### Stored data

· · · · · · ·

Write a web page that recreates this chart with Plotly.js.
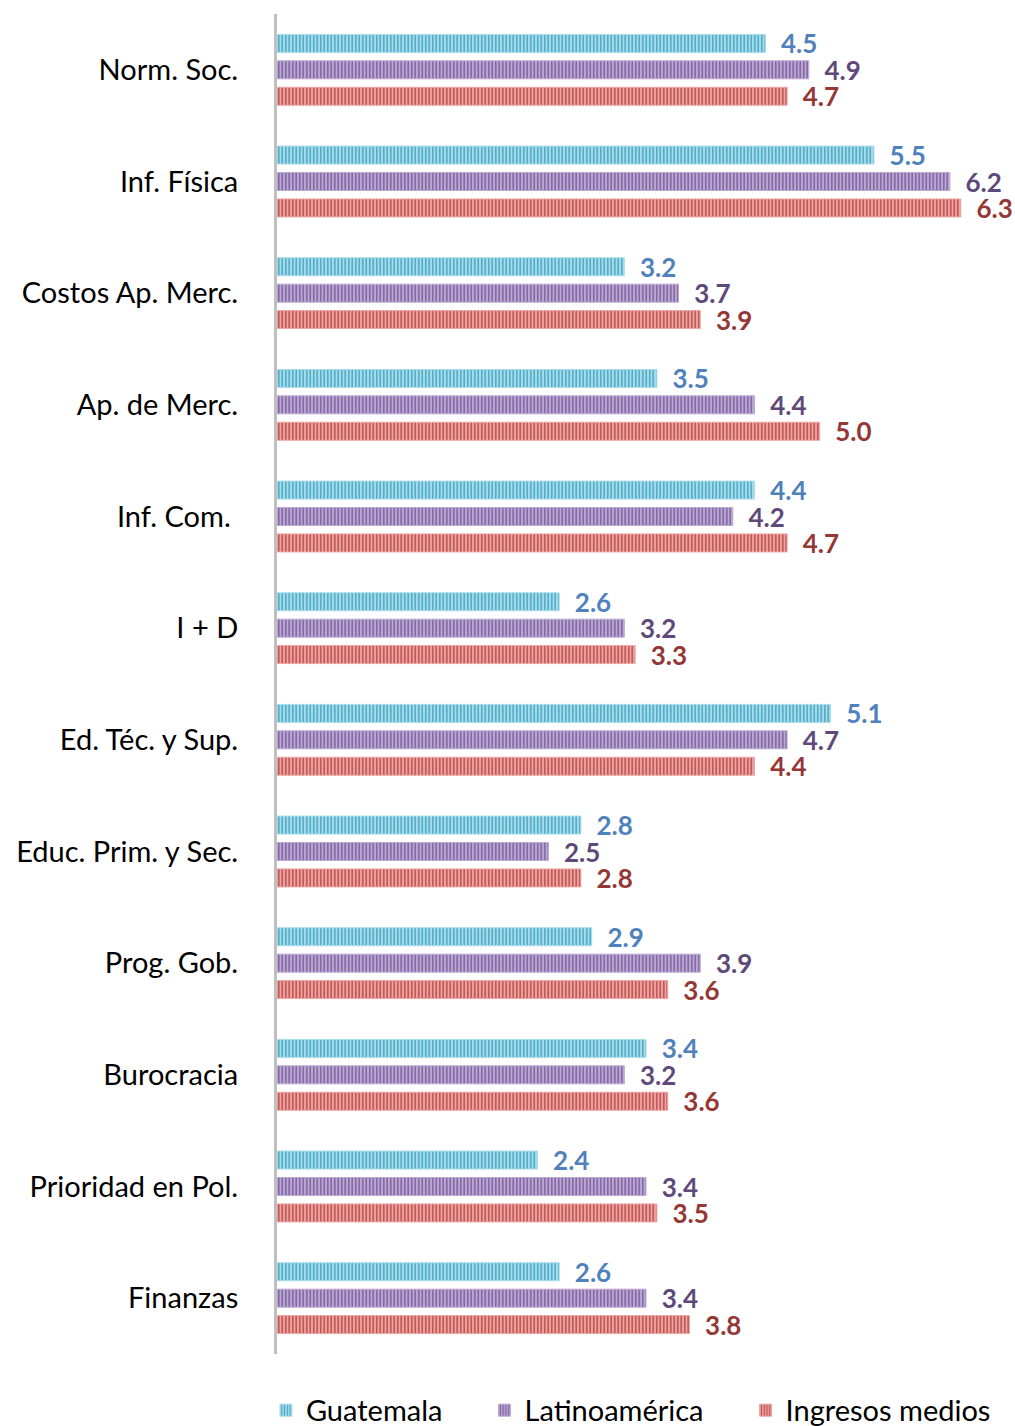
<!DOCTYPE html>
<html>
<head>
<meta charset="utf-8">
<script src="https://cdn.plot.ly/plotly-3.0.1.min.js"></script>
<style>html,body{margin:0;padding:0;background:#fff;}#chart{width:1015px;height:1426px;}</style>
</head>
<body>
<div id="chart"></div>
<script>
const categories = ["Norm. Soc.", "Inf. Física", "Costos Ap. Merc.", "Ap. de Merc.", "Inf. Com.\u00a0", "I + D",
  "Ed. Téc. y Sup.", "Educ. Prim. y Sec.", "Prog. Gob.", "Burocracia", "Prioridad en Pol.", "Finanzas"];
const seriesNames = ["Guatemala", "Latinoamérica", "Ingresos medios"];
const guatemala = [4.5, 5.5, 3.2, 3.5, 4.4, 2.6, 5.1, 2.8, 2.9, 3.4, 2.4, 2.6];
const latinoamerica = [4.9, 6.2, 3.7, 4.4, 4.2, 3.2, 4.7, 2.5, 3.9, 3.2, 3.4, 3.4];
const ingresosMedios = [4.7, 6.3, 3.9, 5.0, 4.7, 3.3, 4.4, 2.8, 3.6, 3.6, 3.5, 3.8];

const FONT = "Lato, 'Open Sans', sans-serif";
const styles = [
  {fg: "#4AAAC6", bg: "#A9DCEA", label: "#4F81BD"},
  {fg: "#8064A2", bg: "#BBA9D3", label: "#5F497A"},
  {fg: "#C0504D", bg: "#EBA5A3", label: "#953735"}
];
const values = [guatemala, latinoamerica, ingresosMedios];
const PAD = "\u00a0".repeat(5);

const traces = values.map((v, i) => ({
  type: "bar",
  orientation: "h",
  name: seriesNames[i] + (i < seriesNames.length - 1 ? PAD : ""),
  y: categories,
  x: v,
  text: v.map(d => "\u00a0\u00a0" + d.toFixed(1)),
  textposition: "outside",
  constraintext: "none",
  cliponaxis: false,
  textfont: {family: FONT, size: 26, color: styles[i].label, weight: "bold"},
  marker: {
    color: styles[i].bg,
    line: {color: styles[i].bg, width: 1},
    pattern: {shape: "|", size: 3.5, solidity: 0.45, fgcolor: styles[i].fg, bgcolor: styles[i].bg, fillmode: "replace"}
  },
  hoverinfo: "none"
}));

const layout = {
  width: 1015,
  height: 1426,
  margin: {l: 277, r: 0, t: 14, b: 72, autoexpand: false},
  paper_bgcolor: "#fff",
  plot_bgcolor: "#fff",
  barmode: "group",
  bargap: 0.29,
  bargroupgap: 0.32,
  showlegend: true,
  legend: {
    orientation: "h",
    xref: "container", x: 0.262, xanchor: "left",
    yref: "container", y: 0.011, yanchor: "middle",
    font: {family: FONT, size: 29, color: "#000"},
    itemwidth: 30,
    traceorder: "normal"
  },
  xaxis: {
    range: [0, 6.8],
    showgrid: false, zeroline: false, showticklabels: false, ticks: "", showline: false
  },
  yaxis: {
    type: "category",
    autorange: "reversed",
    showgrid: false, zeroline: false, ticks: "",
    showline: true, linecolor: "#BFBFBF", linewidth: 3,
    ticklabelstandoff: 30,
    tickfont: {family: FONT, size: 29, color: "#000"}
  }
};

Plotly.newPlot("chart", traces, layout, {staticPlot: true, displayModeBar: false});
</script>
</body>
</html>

· · · · · · ·

### Task description
Indicate how many lines of the material contain the string "chart", giving the number and nothing more.

### Final result
4